▸ **AVAILABLE DATA**
________

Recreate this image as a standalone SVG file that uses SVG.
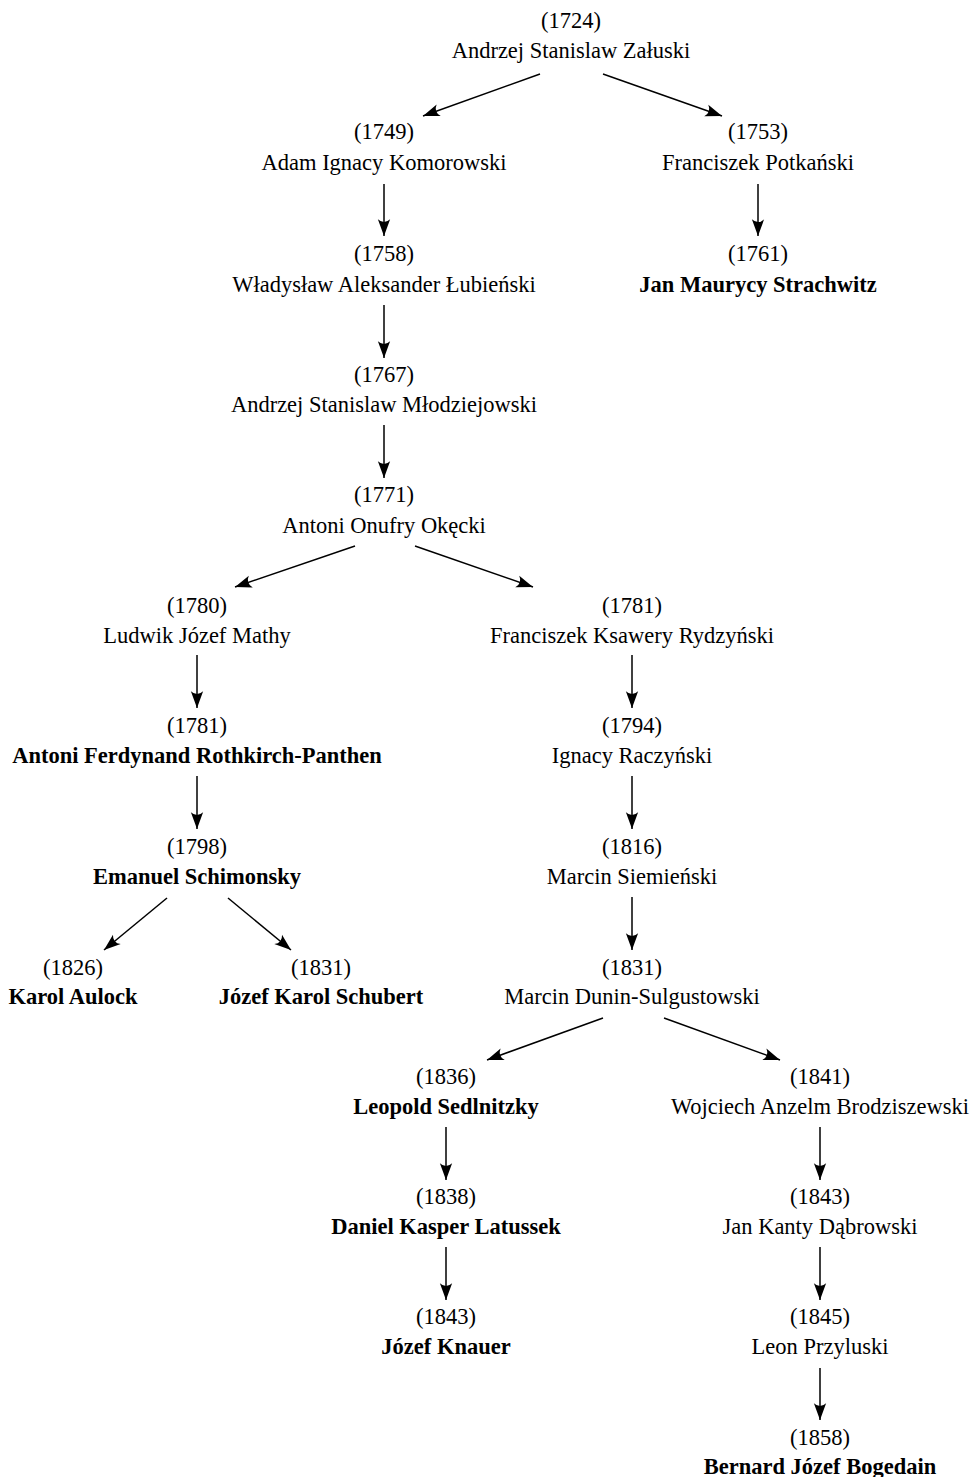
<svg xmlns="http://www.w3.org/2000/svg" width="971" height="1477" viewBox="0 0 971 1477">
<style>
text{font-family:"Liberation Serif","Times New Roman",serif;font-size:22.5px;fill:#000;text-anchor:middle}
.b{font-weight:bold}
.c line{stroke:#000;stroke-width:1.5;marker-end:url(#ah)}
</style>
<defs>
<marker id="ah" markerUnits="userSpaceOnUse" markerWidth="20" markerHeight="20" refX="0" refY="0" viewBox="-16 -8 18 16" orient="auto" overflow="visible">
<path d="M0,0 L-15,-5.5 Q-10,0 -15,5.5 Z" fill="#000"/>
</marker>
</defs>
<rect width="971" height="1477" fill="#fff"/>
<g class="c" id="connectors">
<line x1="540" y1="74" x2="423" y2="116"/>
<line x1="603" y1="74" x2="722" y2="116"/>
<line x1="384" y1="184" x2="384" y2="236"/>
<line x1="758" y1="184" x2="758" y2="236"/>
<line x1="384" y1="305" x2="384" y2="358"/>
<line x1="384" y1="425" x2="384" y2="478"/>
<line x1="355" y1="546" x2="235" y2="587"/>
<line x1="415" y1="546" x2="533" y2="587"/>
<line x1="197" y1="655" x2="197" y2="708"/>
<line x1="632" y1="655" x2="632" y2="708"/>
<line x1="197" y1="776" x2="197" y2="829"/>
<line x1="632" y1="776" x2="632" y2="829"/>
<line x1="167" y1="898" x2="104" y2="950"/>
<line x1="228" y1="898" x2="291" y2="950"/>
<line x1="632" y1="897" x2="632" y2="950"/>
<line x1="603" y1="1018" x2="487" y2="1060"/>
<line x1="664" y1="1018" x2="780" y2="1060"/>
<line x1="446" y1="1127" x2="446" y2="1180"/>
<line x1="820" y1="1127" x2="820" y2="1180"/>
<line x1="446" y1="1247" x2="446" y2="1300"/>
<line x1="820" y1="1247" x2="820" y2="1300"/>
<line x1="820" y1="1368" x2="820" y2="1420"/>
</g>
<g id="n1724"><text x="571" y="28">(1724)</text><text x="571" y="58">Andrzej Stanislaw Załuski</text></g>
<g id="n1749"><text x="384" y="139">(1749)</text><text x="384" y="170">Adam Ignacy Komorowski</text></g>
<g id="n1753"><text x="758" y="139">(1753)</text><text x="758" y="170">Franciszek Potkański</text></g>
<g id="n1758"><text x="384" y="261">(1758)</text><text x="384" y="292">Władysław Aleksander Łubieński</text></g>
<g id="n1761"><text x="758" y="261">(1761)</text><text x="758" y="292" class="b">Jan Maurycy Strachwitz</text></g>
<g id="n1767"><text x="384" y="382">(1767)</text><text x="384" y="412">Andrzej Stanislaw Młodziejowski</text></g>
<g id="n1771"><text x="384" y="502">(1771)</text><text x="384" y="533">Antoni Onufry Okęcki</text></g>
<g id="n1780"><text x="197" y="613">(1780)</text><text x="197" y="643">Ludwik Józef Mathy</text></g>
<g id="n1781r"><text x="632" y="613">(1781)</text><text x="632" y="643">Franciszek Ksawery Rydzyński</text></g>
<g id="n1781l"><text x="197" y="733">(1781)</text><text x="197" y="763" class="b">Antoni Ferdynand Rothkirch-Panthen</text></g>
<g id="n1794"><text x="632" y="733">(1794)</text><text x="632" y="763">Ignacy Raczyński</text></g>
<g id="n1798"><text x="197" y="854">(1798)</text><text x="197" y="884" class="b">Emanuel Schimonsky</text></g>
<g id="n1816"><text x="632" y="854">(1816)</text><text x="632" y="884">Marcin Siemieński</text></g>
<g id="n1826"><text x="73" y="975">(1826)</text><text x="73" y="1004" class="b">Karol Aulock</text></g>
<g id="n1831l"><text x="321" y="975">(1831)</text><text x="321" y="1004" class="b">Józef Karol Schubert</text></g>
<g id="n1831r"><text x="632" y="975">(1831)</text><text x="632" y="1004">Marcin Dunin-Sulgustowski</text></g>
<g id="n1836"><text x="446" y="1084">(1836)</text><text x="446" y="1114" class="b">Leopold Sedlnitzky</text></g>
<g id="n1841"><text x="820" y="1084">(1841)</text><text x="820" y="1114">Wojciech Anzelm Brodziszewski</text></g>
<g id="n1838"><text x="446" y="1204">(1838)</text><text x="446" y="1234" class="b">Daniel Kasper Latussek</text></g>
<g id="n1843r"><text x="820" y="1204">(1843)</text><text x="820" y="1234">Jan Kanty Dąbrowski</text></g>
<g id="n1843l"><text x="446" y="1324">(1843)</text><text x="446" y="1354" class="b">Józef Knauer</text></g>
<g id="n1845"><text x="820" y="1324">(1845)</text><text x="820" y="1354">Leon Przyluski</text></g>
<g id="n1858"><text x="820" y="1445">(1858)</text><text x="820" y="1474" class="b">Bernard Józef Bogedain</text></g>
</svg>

________

▸ **INSTRUCTION**
Give the data above again in full and unchanged, skipping the pictures.

▸ **ANSWER TO THIS EXERCISE**
Recreate this image as a standalone SVG file that uses SVG.
<svg xmlns="http://www.w3.org/2000/svg" width="971" height="1477" viewBox="0 0 971 1477">
<style>
text{font-family:"Liberation Serif","Times New Roman",serif;font-size:22.5px;fill:#000;text-anchor:middle}
.b{font-weight:bold}
.c line{stroke:#000;stroke-width:1.5;marker-end:url(#ah)}
</style>
<defs>
<marker id="ah" markerUnits="userSpaceOnUse" markerWidth="20" markerHeight="20" refX="0" refY="0" viewBox="-16 -8 18 16" orient="auto" overflow="visible">
<path d="M0,0 L-15,-5.5 Q-10,0 -15,5.5 Z" fill="#000"/>
</marker>
</defs>
<rect width="971" height="1477" fill="#fff"/>
<g class="c" id="connectors">
<line x1="540" y1="74" x2="423" y2="116"/>
<line x1="603" y1="74" x2="722" y2="116"/>
<line x1="384" y1="184" x2="384" y2="236"/>
<line x1="758" y1="184" x2="758" y2="236"/>
<line x1="384" y1="305" x2="384" y2="358"/>
<line x1="384" y1="425" x2="384" y2="478"/>
<line x1="355" y1="546" x2="235" y2="587"/>
<line x1="415" y1="546" x2="533" y2="587"/>
<line x1="197" y1="655" x2="197" y2="708"/>
<line x1="632" y1="655" x2="632" y2="708"/>
<line x1="197" y1="776" x2="197" y2="829"/>
<line x1="632" y1="776" x2="632" y2="829"/>
<line x1="167" y1="898" x2="104" y2="950"/>
<line x1="228" y1="898" x2="291" y2="950"/>
<line x1="632" y1="897" x2="632" y2="950"/>
<line x1="603" y1="1018" x2="487" y2="1060"/>
<line x1="664" y1="1018" x2="780" y2="1060"/>
<line x1="446" y1="1127" x2="446" y2="1180"/>
<line x1="820" y1="1127" x2="820" y2="1180"/>
<line x1="446" y1="1247" x2="446" y2="1300"/>
<line x1="820" y1="1247" x2="820" y2="1300"/>
<line x1="820" y1="1368" x2="820" y2="1420"/>
</g>
<g id="n1724"><text x="571" y="28">(1724)</text><text x="571" y="58">Andrzej Stanislaw Załuski</text></g>
<g id="n1749"><text x="384" y="139">(1749)</text><text x="384" y="170">Adam Ignacy Komorowski</text></g>
<g id="n1753"><text x="758" y="139">(1753)</text><text x="758" y="170">Franciszek Potkański</text></g>
<g id="n1758"><text x="384" y="261">(1758)</text><text x="384" y="292">Władysław Aleksander Łubieński</text></g>
<g id="n1761"><text x="758" y="261">(1761)</text><text x="758" y="292" class="b">Jan Maurycy Strachwitz</text></g>
<g id="n1767"><text x="384" y="382">(1767)</text><text x="384" y="412">Andrzej Stanislaw Młodziejowski</text></g>
<g id="n1771"><text x="384" y="502">(1771)</text><text x="384" y="533">Antoni Onufry Okęcki</text></g>
<g id="n1780"><text x="197" y="613">(1780)</text><text x="197" y="643">Ludwik Józef Mathy</text></g>
<g id="n1781r"><text x="632" y="613">(1781)</text><text x="632" y="643">Franciszek Ksawery Rydzyński</text></g>
<g id="n1781l"><text x="197" y="733">(1781)</text><text x="197" y="763" class="b">Antoni Ferdynand Rothkirch-Panthen</text></g>
<g id="n1794"><text x="632" y="733">(1794)</text><text x="632" y="763">Ignacy Raczyński</text></g>
<g id="n1798"><text x="197" y="854">(1798)</text><text x="197" y="884" class="b">Emanuel Schimonsky</text></g>
<g id="n1816"><text x="632" y="854">(1816)</text><text x="632" y="884">Marcin Siemieński</text></g>
<g id="n1826"><text x="73" y="975">(1826)</text><text x="73" y="1004" class="b">Karol Aulock</text></g>
<g id="n1831l"><text x="321" y="975">(1831)</text><text x="321" y="1004" class="b">Józef Karol Schubert</text></g>
<g id="n1831r"><text x="632" y="975">(1831)</text><text x="632" y="1004">Marcin Dunin-Sulgustowski</text></g>
<g id="n1836"><text x="446" y="1084">(1836)</text><text x="446" y="1114" class="b">Leopold Sedlnitzky</text></g>
<g id="n1841"><text x="820" y="1084">(1841)</text><text x="820" y="1114">Wojciech Anzelm Brodziszewski</text></g>
<g id="n1838"><text x="446" y="1204">(1838)</text><text x="446" y="1234" class="b">Daniel Kasper Latussek</text></g>
<g id="n1843r"><text x="820" y="1204">(1843)</text><text x="820" y="1234">Jan Kanty Dąbrowski</text></g>
<g id="n1843l"><text x="446" y="1324">(1843)</text><text x="446" y="1354" class="b">Józef Knauer</text></g>
<g id="n1845"><text x="820" y="1324">(1845)</text><text x="820" y="1354">Leon Przyluski</text></g>
<g id="n1858"><text x="820" y="1445">(1858)</text><text x="820" y="1474" class="b">Bernard Józef Bogedain</text></g>
</svg>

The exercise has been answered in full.